[Entries with chart source code]
— BEGIN —

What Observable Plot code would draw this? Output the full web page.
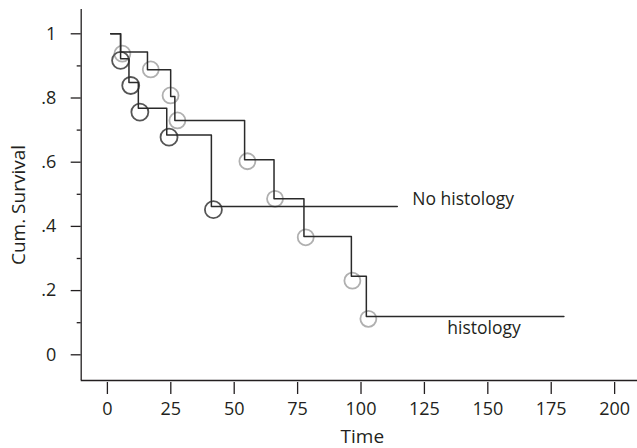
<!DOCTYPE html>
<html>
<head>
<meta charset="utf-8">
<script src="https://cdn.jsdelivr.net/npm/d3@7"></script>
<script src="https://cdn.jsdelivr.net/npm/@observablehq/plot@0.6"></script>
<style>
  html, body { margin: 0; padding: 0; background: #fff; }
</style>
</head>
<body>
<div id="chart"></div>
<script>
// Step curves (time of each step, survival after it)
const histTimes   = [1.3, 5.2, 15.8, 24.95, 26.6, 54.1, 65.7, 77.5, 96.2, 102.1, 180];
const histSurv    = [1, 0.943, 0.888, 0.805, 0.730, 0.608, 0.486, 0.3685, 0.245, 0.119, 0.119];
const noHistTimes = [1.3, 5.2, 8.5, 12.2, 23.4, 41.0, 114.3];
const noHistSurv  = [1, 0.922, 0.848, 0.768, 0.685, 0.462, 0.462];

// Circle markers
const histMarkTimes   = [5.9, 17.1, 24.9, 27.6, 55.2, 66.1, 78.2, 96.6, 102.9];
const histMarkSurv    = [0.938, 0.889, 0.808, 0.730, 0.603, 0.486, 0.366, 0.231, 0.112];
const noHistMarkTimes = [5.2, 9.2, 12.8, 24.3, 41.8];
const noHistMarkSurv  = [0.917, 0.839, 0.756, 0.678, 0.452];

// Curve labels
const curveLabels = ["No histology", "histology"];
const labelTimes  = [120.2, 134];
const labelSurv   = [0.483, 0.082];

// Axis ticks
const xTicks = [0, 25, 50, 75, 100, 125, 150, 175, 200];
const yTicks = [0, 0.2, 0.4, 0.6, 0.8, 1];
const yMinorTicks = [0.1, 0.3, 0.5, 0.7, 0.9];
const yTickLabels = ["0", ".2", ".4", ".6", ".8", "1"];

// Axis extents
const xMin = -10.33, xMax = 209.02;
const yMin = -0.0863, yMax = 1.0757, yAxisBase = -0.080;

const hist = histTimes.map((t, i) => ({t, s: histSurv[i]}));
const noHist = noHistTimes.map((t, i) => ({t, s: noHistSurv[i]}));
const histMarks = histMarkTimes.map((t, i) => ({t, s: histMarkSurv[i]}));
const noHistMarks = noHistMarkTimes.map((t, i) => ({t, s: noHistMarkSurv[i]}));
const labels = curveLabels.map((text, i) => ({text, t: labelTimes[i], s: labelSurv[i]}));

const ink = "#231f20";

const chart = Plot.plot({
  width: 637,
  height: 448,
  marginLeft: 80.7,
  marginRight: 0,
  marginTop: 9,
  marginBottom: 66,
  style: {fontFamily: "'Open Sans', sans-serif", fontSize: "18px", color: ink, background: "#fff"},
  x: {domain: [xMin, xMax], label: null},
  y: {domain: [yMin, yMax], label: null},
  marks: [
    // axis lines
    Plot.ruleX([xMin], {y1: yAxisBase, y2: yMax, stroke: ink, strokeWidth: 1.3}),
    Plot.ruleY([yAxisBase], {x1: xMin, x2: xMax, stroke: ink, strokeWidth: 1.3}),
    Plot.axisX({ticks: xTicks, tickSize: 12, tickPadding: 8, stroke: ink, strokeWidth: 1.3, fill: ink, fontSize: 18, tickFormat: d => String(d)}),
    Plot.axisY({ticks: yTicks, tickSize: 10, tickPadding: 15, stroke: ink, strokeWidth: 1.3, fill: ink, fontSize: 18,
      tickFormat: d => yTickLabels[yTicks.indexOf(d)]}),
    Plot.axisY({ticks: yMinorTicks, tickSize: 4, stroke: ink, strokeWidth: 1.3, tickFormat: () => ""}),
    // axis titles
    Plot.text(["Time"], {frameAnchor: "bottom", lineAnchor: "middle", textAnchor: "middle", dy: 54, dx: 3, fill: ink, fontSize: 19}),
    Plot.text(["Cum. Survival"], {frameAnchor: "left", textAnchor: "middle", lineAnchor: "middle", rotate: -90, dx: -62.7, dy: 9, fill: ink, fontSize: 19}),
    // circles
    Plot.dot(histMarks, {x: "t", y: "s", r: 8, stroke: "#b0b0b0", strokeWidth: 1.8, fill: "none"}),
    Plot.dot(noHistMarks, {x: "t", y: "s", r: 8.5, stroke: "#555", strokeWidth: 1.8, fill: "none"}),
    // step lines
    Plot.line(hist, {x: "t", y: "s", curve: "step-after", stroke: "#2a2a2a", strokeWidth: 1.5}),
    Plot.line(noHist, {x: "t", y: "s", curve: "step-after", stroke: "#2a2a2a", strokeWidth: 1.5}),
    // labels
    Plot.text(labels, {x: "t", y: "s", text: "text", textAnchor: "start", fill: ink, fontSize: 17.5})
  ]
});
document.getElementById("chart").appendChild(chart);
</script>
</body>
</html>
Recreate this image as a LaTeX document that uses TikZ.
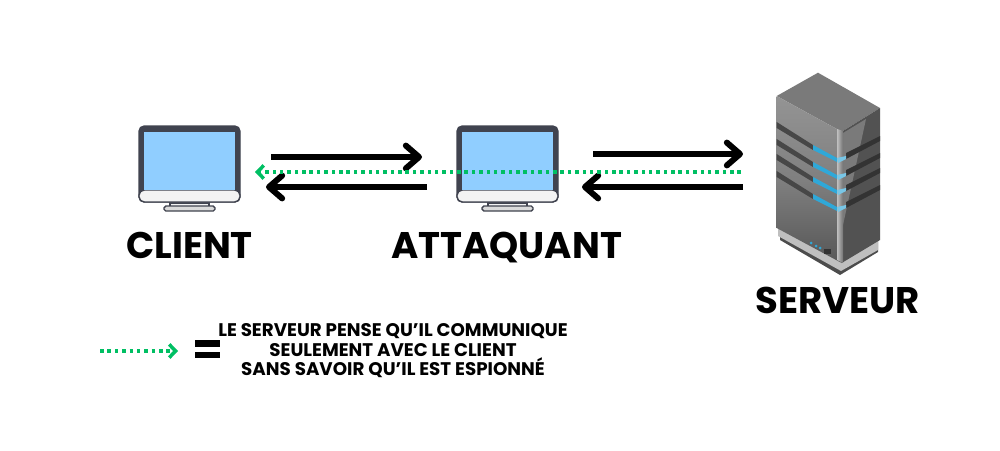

— END —

Problem to work on:
Transcribe the full listing above exactly, with the images removed.

Exercise response:
What Observable Plot code would draw this? Output the full web page.
<!DOCTYPE html>
<html>
<head>
<meta charset="utf-8">
<script src="https://cdn.jsdelivr.net/npm/d3@7"></script>
<script src="https://cdn.jsdelivr.net/npm/@observablehq/plot@0.6"></script>
<style>
  html, body { margin: 0; padding: 0; background: #fff; }
</style>
</head>
<body>
<div id="chart"></div>
<script>
// Step curves (time of each step, survival after it)
const histTimes   = [1.3, 5.2, 15.8, 24.95, 26.6, 54.1, 65.7, 77.5, 96.2, 102.1, 180];
const histSurv    = [1, 0.943, 0.888, 0.805, 0.730, 0.608, 0.486, 0.3685, 0.245, 0.119, 0.119];
const noHistTimes = [1.3, 5.2, 8.5, 12.2, 23.4, 41.0, 114.3];
const noHistSurv  = [1, 0.922, 0.848, 0.768, 0.685, 0.462, 0.462];

// Circle markers
const histMarkTimes   = [5.9, 17.1, 24.9, 27.6, 55.2, 66.1, 78.2, 96.6, 102.9];
const histMarkSurv    = [0.938, 0.889, 0.808, 0.730, 0.603, 0.486, 0.366, 0.231, 0.112];
const noHistMarkTimes = [5.2, 9.2, 12.8, 24.3, 41.8];
const noHistMarkSurv  = [0.917, 0.839, 0.756, 0.678, 0.452];

// Curve labels
const curveLabels = ["No histology", "histology"];
const labelTimes  = [120.2, 134];
const labelSurv   = [0.483, 0.082];

// Axis ticks
const xTicks = [0, 25, 50, 75, 100, 125, 150, 175, 200];
const yTicks = [0, 0.2, 0.4, 0.6, 0.8, 1];
const yMinorTicks = [0.1, 0.3, 0.5, 0.7, 0.9];
const yTickLabels = ["0", ".2", ".4", ".6", ".8", "1"];

// Axis extents
const xMin = -10.33, xMax = 209.02;
const yMin = -0.0863, yMax = 1.0757, yAxisBase = -0.080;

const hist = histTimes.map((t, i) => ({t, s: histSurv[i]}));
const noHist = noHistTimes.map((t, i) => ({t, s: noHistSurv[i]}));
const histMarks = histMarkTimes.map((t, i) => ({t, s: histMarkSurv[i]}));
const noHistMarks = noHistMarkTimes.map((t, i) => ({t, s: noHistMarkSurv[i]}));
const labels = curveLabels.map((text, i) => ({text, t: labelTimes[i], s: labelSurv[i]}));

const ink = "#231f20";

const chart = Plot.plot({
  width: 637,
  height: 448,
  marginLeft: 80.7,
  marginRight: 0,
  marginTop: 9,
  marginBottom: 66,
  style: {fontFamily: "'Open Sans', sans-serif", fontSize: "18px", color: ink, background: "#fff"},
  x: {domain: [xMin, xMax], label: null},
  y: {domain: [yMin, yMax], label: null},
  marks: [
    // axis lines
    Plot.ruleX([xMin], {y1: yAxisBase, y2: yMax, stroke: ink, strokeWidth: 1.3}),
    Plot.ruleY([yAxisBase], {x1: xMin, x2: xMax, stroke: ink, strokeWidth: 1.3}),
    Plot.axisX({ticks: xTicks, tickSize: 12, tickPadding: 8, stroke: ink, strokeWidth: 1.3, fill: ink, fontSize: 18, tickFormat: d => String(d)}),
    Plot.axisY({ticks: yTicks, tickSize: 10, tickPadding: 15, stroke: ink, strokeWidth: 1.3, fill: ink, fontSize: 18,
      tickFormat: d => yTickLabels[yTicks.indexOf(d)]}),
    Plot.axisY({ticks: yMinorTicks, tickSize: 4, stroke: ink, strokeWidth: 1.3, tickFormat: () => ""}),
    // axis titles
    Plot.text(["Time"], {frameAnchor: "bottom", lineAnchor: "middle", textAnchor: "middle", dy: 54, dx: 3, fill: ink, fontSize: 19}),
    Plot.text(["Cum. Survival"], {frameAnchor: "left", textAnchor: "middle", lineAnchor: "middle", rotate: -90, dx: -62.7, dy: 9, fill: ink, fontSize: 19}),
    // circles
    Plot.dot(histMarks, {x: "t", y: "s", r: 8, stroke: "#b0b0b0", strokeWidth: 1.8, fill: "none"}),
    Plot.dot(noHistMarks, {x: "t", y: "s", r: 8.5, stroke: "#555", strokeWidth: 1.8, fill: "none"}),
    // step lines
    Plot.line(hist, {x: "t", y: "s", curve: "step-after", stroke: "#2a2a2a", strokeWidth: 1.5}),
    Plot.line(noHist, {x: "t", y: "s", curve: "step-after", stroke: "#2a2a2a", strokeWidth: 1.5}),
    // labels
    Plot.text(labels, {x: "t", y: "s", text: "text", textAnchor: "start", fill: ink, fontSize: 17.5})
  ]
});
document.getElementById("chart").appendChild(chart);
</script>
</body>
</html>
Recreate this image as a LaTeX document that uses TikZ.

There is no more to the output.